Crawl Cate Crawl

Tom Tykwer's latest heroine-on-the-run is far from fleet of foot.

Give Tom Tykwer a lot of credit for knowing that he can't possibly outdo Run Lola Run, his frenetic breakthrough that made critics cheer and took MTV pacing to a whole new level, blending animation with live action, still photos and alternate realities in a way that made sense and raised the viewer's adrenaline levels. Tykwer would probably have to smoke crack for several months to make anything more frenetic, so he hasn't tried. Instead, he now seems focused on somber meditations, which is fine, if a little stereotypically European. There's always a market for such things, and it's a lot easier to budget a film that doesn't require split-second choreography and extensive special effects.
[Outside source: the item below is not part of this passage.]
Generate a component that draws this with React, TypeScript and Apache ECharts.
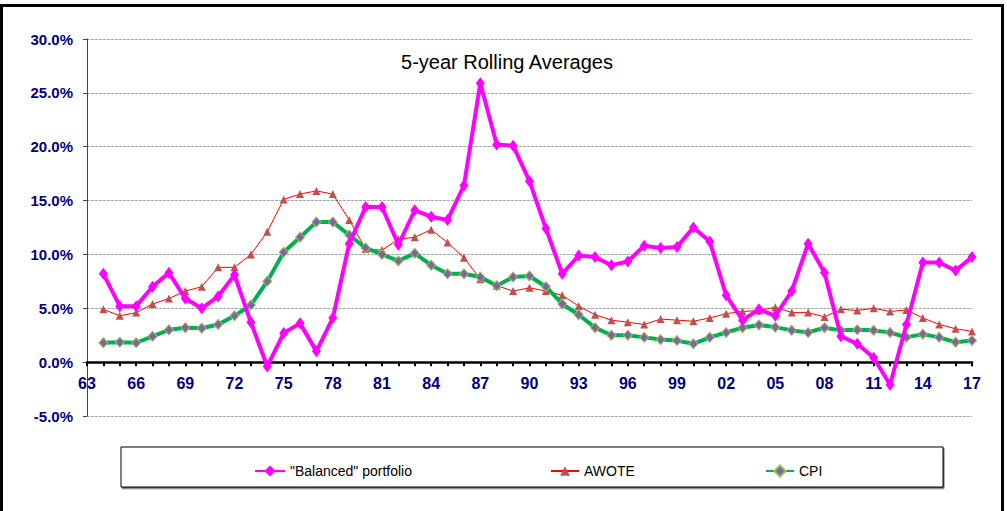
import React, { useEffect, useRef } from "react";
import * as echarts from "echarts";

const categories = [
  "63", "64", "65", "66", "67", "68", "69", "70", "71", "72", "73", "74", "75", "76", "77", "78", "79",
  "80", "81", "82", "83", "84", "85", "86", "87", "88", "89", "90", "91", "92", "93", "94", "95", "96",
  "97", "98", "99", "00", "01", "02", "03", "04", "05", "06", "07", "08", "09", "10", "11", "12", "13",
  "14", "15", "16", "17",
];

// values from 1964 to 2017 (%)
const balanced = [
  8.2, 5.2, 5.2, 7.0, 8.3, 5.9, 5.0, 6.1, 8.1, 3.7, -0.4, 2.7, 3.6, 1.0, 4.1,
  11.0, 14.4, 14.4, 10.9, 14.1, 13.5, 13.2, 16.4, 25.9, 20.2, 20.1, 16.8, 12.4, 8.2, 9.9,
  9.75, 9.0, 9.35, 10.8, 10.6, 10.7, 12.5, 11.2, 6.2, 3.9, 4.9, 4.3, 6.6, 11.0, 8.3,
  2.4, 1.7, 0.4, -2.1, 3.5, 9.25, 9.25, 8.5, 9.75,
];
const awote = [
  4.9, 4.3, 4.6, 5.4, 5.9, 6.6, 7.0, 8.8, 8.8, 10.0, 12.1, 15.1, 15.6, 15.9, 15.6,
  13.2, 10.5, 10.4, 11.4, 11.6, 12.3, 11.1, 9.7, 7.7, 7.1, 6.6, 6.9, 6.6, 6.2, 5.2,
  4.4, 3.9, 3.7, 3.5, 4.0, 3.9, 3.8, 4.1, 4.5, 4.7, 4.8, 5.1, 4.6, 4.6, 4.2,
  4.9, 4.8, 5.0, 4.7, 4.85, 4.1, 3.5, 3.1, 2.85,
];
const cpi = [
  1.8, 1.85, 1.8, 2.4, 3.0, 3.2, 3.15, 3.5, 4.3, 5.3, 7.5, 10.2, 11.6, 13.0, 13.0,
  11.8, 10.6, 10.0, 9.4, 10.1, 9.0, 8.2, 8.2, 7.9, 7.1, 7.9, 8.0, 7.0, 5.4, 4.4,
  3.2, 2.5, 2.5, 2.3, 2.1, 2.0, 1.7, 2.3, 2.75, 3.2, 3.45, 3.25, 2.95, 2.75, 3.2,
  2.95, 3.0, 2.95, 2.75, 2.3, 2.6, 2.3, 1.85, 2.0,
];

const FONT = 'Arial, "Liberation Sans", sans-serif';
const NAVY = "#000080";

export default function App() {
  const ref = useRef<HTMLDivElement>(null);
  useEffect(() => {
    document.body.style.margin = "0";
    const chart = echarts.init(ref.current!, null, { renderer: "svg" });
    const legendText = { fontFamily: FONT, fontSize: 14, color: "#000" };
    chart.setOption({
      animation: false,
      backgroundColor: "#fff",
      title: {
        text: "5-year Rolling Averages",
        left: 502,
        textAlign: "center",
        top: 47,
        textStyle: { fontFamily: FONT, fontSize: 20, fontWeight: "normal", color: "#000" },
      },
      grid: { left: 87, right: 35, top: 39, bottom: 95 },
      graphic: [
        {
          type: "rect",
          shape: { x: 1.5, y: 5.5, width: 1001, height: 520 },
          style: { fill: "none", stroke: "#000", lineWidth: 3 },
          z: 100,
        },
        {
          type: "rect",
          shape: { x: 121, y: 447, width: 822, height: 40 },
          style: {
            fill: "#fff",
            stroke: "#000",
            lineWidth: 1,
            shadowColor: "rgba(0,0,0,0.6)",
            shadowOffsetX: 1,
            shadowOffsetY: 1.5,
            shadowBlur: 1,
          },
          z: 0,
        },
      ],
      legend: [
        {
          data: ['"Balanced" portfolio'],
          left: 249,
          top: 459,
          itemWidth: 30,
          itemHeight: 14,
          itemGap: 4,
          textStyle: legendText,
        },
        {
          data: ["AWOTE"],
          left: 545,
          top: 459,
          itemWidth: 28,
          itemHeight: 12,
          textStyle: legendText,
        },
        {
          data: ["CPI"],
          left: 760,
          top: 459,
          itemWidth: 28,
          itemHeight: 14,
          textStyle: legendText,
        },
      ],
      xAxis: {
        type: "category",
        data: categories,
        boundaryGap: false,
        position: "bottom",
        axisLine: { onZero: false, lineStyle: { color: "#000", width: 2.5 } },
        axisTick: { show: true, interval: 0, length: 4, inside: false, lineStyle: { color: "#000", width: 2 } },
        axisLabel: {
          interval: 2,
          margin: 13,
          fontFamily: FONT,
          fontSize: 16,
          fontWeight: "bold",
          color: NAVY,
        },
        splitLine: { show: false },
      },
      yAxis: {
        type: "value",
        min: -5,
        max: 30,
        interval: 5,
        axisLine: { show: true, lineStyle: { color: "#444", width: 1 } },
        axisTick: { show: true, length: 4, lineStyle: { color: "#444" } },
        axisLabel: {
          formatter: (v: number) => v.toFixed(1) + "%",
          fontFamily: FONT,
          fontSize: 15,
          fontWeight: "bold",
          color: NAVY,
          margin: 14,
        },
        splitLine: { show: true, lineStyle: { color: "#a8a8a8", type: [3, 1], width: 1 } },
      },
      series: [
        {
          name: "AWOTE",
          type: "line",
          data: [null, ...awote],
          symbol: "triangle",
          symbolSize: 8,
          showAllSymbol: true,
          lineStyle: { color: "#ff0000", width: 1 },
          itemStyle: { color: "#c0504d" },
          z: 2,
        },
        {
          name: "CPI",
          type: "line",
          data: [null, ...cpi],
          symbol: "diamond",
          symbolSize: [9, 10],
          showAllSymbol: true,
          lineStyle: { color: "#00b050", width: 4 },
          itemStyle: { color: "#8064a2", borderColor: "#9bbb59", borderWidth: 1 },
          z: 3,
        },
        {
          name: '"Balanced" portfolio',
          type: "line",
          data: [null, ...balanced],
          symbol: "diamond",
          symbolSize: [9, 12],
          showAllSymbol: true,
          lineStyle: { color: "#ff00ff", width: 4 },
          itemStyle: { color: "#ff00ff" },
          z: 4,
        },
      ],
    });
    // move the category axis (line, ticks, labels) up to the zero line
    const y0 = chart.convertToPixel({ yAxisIndex: 0 }, 0) as number;
    const yMin = chart.convertToPixel({ yAxisIndex: 0 }, -5) as number;
    chart.setOption({ xAxis: { offset: y0 - yMin } });
    return () => chart.dispose();
  }, []);
  return (
    <div
      ref={ref}
      style={{ position: "absolute", left: 0, top: 0, width: 1007, height: 511 }}
    />
  );
}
But is it too philistine to suggest that Tykwer's post-Lola output, while artsy, is just a bit boring?

Like his similarly stylish but overlong The Princess and the Warrior, Tykwer's latest film, Heaven, is a slow-moving look at the bond between an unusually resourceful naïf and a hard-edged sociopath, though for variety's sake, the genders have been switched. In a particularly cutesy move, their names are almost the same: Philippa (Cate Blanchett) is an accused terrorist, while Filippo (Giovanni Ribisi) is a young recruit in the Italian police force. There's no doubt as to Philippa's guilt -- though the actual carnage occurs tastefully offscreen, we see her plant a bomb meant for one person that actually ends up killing four innocent people, including two children. But as she's being interrogated, Filippo, who's the only officer who can speak English, falls instantly in love with the waifish captive and plots to help her escape.

No doubt some will argue the merits of having a sympathetic terrorist as the female lead -- Miramax pushed Heaven's release back several months for that very reason. Not that the film dwells on it much; a more timely element is the fact that Philippa is in fact acting alone to take out a drug pusher, but the Italian government insists on trying to frame her as part of a larger terrorist movement. Still, the problem with Philippa isn't that she made a bomb and used it, but that she isn't particularly sympathetic in any case. Upon hearing that she's killed innocent people, she decides that she deserves to be punished and seems unmotivated from there on out; why should we care about her escape and possible recapture if she herself doesn't?

As in Stanley Kubrick's Eyes Wide Shut, it seems that the suspense elements of the story are almost entirely red herrings and irrelevant to the task at hand -- a larger conspiracy, which involves a possible frame-up and the true extent of the pusher's reach, is tied up rather quickly, so it can be gotten out of the way to give Cate and Giovanni ample time to brood and stare at each other, declaring a love that comes out of nowhere.

Yet Heaven really isn't a bad movie by conventional standards -- just a boring one. Many of the shots are beautiful, the actors are all well placed in scenes, and none of them can be said to be doing a poor job. It's just that the movie's all subtext at the expense of the story.